ABSTRACT

Belief and imagination are both states of mind that represent things as being a particular way. So one way of trying to understand the nature of imagination is by considering how it resembles belief and how it differs. If a concise statement of the similarities and differences between imagination and belief helps us understand how imagination works, and perhaps how the mind works in general, it’ll provide a simple and illuminating theory of imagination. While some philosophers propose theories on which imagination and belief are fundamentally similar or on a continuum with each other, others see the differences between imagination and belief as too deep for unified approaches to explain, and argue that these mental states must be understood in fundamentally different ways. This chapter surveys theories of imagination along both lines. I’ll begin by considering the

view that belief and imagination are fundamentally different, which is widely accepted by philosophers working on imagination (including myself). Then I’ll consider more unified ones on which there are intermediate states between belief and imagination, or on which they’re similar except that we apply the normative aim of truth only to belief and not to imagination. Throughout, I’ll focus on propositional imagination, in which we imagine that some state of affairs obtains – for example, imagining that lava is flowing, as opposed to imagining lava. This may be the kind of imagination for which unified approaches are the most promising, since belief is a propositional attitude – one can believe that lava is flowing, but it doesn’t make sense to talk about believing lava. There are many other philosophically important topics that a chapter on belief and imagination might explore, including the complex relations between belief and imagination in supposition (Arcangeli 2014), aesthetics (Walton 1990), make-believe games (Walton 1993), and philosophical methodology (Gendler 2010). But here I’ll address such topics only insofar as they bear on general theories about what kind of mental state imagination is, and how much it’s like and unlike belief. First I’ll consider functional properties of belief which imagination doesn’t seem to share,

and which suggest treating them as broadly different mental states.
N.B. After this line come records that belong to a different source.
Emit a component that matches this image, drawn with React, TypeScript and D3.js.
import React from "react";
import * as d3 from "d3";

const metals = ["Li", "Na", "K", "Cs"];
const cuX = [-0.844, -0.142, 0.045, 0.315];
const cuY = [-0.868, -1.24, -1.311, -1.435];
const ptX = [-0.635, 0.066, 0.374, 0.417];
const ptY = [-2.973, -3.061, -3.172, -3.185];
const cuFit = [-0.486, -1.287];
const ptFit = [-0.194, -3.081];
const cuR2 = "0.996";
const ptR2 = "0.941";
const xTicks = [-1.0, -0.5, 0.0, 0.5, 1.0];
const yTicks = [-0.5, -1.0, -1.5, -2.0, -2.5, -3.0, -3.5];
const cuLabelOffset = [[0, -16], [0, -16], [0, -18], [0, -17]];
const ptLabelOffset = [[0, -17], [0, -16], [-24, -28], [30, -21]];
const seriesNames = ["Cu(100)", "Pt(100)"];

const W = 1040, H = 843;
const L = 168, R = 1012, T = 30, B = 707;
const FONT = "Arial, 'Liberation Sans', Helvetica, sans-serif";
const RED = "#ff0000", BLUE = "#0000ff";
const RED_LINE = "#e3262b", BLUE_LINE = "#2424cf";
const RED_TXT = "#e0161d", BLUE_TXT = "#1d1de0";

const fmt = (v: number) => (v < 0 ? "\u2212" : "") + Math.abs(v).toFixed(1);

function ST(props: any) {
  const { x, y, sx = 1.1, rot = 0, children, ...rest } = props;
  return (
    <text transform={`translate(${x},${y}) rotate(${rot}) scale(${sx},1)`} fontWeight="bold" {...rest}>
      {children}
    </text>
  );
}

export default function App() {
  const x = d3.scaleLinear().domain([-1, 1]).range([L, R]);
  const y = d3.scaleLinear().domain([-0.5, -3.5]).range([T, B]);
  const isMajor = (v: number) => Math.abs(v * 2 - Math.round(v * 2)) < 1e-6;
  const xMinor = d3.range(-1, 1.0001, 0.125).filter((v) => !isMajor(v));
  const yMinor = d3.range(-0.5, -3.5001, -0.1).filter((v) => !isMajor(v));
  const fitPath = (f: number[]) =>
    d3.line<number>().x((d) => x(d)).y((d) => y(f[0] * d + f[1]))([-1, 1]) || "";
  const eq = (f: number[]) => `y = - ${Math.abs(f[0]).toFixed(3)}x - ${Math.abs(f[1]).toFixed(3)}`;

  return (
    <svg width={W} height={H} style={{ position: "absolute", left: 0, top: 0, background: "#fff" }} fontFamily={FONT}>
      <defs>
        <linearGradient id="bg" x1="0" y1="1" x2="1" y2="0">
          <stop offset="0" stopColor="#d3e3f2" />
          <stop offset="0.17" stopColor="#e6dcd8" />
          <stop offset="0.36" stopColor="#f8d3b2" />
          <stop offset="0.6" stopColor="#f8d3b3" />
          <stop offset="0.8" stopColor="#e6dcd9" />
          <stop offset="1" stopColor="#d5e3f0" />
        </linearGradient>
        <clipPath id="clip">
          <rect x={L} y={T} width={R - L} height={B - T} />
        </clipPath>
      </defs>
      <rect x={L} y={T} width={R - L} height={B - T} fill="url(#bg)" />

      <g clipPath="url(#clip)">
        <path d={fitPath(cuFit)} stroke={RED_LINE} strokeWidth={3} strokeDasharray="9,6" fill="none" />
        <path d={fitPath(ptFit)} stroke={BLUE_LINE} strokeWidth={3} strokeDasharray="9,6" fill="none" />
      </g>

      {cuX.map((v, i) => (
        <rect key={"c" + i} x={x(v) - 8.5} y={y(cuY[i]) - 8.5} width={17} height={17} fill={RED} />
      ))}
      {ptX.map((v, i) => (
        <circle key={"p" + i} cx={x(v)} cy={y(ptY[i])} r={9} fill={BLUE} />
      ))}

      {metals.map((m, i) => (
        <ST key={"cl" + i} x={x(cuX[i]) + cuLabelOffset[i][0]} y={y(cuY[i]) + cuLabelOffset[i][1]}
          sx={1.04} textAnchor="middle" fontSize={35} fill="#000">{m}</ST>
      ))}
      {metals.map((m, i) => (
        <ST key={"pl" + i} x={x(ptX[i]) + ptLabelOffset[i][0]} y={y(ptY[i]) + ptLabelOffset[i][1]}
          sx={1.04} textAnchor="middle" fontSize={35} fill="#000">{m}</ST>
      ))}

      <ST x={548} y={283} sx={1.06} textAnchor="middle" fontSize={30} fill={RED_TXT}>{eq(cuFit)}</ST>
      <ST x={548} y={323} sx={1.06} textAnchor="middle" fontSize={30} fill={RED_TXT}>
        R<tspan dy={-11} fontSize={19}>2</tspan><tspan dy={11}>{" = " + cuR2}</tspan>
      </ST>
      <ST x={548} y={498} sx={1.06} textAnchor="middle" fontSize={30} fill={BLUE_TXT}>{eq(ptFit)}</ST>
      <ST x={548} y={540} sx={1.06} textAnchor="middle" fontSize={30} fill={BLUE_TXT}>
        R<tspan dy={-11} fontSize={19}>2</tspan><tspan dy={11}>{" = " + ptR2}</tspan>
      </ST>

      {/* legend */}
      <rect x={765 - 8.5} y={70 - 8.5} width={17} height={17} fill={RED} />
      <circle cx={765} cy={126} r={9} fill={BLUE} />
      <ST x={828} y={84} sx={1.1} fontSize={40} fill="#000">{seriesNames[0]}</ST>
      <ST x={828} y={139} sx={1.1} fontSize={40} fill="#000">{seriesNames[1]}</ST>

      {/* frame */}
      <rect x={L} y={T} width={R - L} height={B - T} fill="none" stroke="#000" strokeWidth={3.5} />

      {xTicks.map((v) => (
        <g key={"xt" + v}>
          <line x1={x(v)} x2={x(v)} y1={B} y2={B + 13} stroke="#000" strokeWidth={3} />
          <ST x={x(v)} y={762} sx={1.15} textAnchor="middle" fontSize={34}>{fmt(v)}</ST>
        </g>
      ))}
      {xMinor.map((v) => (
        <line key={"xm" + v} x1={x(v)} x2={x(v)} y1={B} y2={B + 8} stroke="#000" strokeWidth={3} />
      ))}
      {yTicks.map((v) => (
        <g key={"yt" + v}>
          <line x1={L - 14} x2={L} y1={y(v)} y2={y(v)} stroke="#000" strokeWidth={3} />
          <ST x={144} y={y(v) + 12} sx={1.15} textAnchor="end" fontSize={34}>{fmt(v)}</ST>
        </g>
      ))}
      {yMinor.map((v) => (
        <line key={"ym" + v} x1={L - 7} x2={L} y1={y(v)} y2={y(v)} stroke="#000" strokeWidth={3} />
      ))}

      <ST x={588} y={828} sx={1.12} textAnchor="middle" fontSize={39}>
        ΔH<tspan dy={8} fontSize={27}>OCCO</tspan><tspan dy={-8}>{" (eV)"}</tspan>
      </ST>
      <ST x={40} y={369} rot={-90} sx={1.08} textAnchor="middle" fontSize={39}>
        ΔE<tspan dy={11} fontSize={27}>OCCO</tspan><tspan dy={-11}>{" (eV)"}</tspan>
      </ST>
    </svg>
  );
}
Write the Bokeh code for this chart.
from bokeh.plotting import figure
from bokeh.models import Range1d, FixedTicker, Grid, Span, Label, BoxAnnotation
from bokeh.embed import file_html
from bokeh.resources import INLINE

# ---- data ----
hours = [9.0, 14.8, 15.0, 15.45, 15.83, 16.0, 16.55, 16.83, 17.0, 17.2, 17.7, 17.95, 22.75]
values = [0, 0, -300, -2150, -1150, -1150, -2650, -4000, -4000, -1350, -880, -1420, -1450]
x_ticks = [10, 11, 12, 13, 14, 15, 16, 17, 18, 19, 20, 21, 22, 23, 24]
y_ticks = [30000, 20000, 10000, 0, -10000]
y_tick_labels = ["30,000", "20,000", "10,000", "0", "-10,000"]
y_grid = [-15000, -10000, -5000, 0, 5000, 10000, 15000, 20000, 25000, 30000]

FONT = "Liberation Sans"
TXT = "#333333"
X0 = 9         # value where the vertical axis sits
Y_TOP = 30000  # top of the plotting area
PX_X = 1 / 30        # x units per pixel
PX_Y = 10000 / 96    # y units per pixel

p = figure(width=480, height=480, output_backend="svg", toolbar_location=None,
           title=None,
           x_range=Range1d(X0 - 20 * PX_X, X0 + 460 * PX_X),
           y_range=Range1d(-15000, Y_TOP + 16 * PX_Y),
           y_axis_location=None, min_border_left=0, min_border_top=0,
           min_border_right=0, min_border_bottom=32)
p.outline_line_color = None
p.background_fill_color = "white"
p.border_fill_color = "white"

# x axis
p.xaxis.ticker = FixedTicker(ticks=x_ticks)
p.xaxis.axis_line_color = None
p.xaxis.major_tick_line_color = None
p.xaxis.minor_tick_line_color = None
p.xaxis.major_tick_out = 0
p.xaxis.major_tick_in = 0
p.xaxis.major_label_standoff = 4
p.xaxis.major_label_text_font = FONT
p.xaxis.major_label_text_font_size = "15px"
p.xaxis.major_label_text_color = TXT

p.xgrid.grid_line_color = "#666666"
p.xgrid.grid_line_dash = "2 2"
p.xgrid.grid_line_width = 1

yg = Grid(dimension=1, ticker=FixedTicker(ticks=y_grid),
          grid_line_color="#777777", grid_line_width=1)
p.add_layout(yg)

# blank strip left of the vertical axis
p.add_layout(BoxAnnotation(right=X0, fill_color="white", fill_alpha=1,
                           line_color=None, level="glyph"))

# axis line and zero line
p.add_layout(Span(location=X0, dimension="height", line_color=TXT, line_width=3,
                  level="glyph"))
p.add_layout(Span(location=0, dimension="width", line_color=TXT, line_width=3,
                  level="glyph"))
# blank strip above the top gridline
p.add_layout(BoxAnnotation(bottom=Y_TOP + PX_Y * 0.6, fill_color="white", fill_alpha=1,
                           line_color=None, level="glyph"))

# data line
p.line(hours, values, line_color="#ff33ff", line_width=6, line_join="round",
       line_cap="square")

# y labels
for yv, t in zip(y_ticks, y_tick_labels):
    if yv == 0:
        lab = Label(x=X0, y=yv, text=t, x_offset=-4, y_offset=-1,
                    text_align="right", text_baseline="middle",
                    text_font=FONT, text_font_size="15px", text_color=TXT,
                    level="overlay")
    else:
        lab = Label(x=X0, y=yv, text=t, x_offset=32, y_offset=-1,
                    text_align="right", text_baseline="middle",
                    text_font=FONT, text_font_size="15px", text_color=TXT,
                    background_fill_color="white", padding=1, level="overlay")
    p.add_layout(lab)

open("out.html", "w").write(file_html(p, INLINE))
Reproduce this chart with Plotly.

Second I’ll consider functional properties of imagination which belief doesn’t seem to share, which also support seeing the two states of mind as fundamentally different. Third will be the view of Shaun Nichols and Stephen Stich (Nichols and Stich 2000), which accounts for pretense by treating the cognitive mechanisms involved in imagination and belief as fundamentally different. Fourth will be Susanna Schellenberg’s (2013) arguments that cases of imaginative immersion

demonstrate imagination and belief to be on a continuum ranging from pure imagination to pure belief. Fifth will be Andy Egan’s (2008) arguments that accounting for psychological delusions requires mental states intermediate between imagination and belief. Sixth will be theories from John Urmson (1967), Lloyd Humberstone (1992), and Nishi Shah and David Velleman (Shah and Velleman 2005), which explain the differences between belief and imagination not by appealing to the intrinsic properties of the representational states involved, but in terms of whether we apply a norm of truth to them.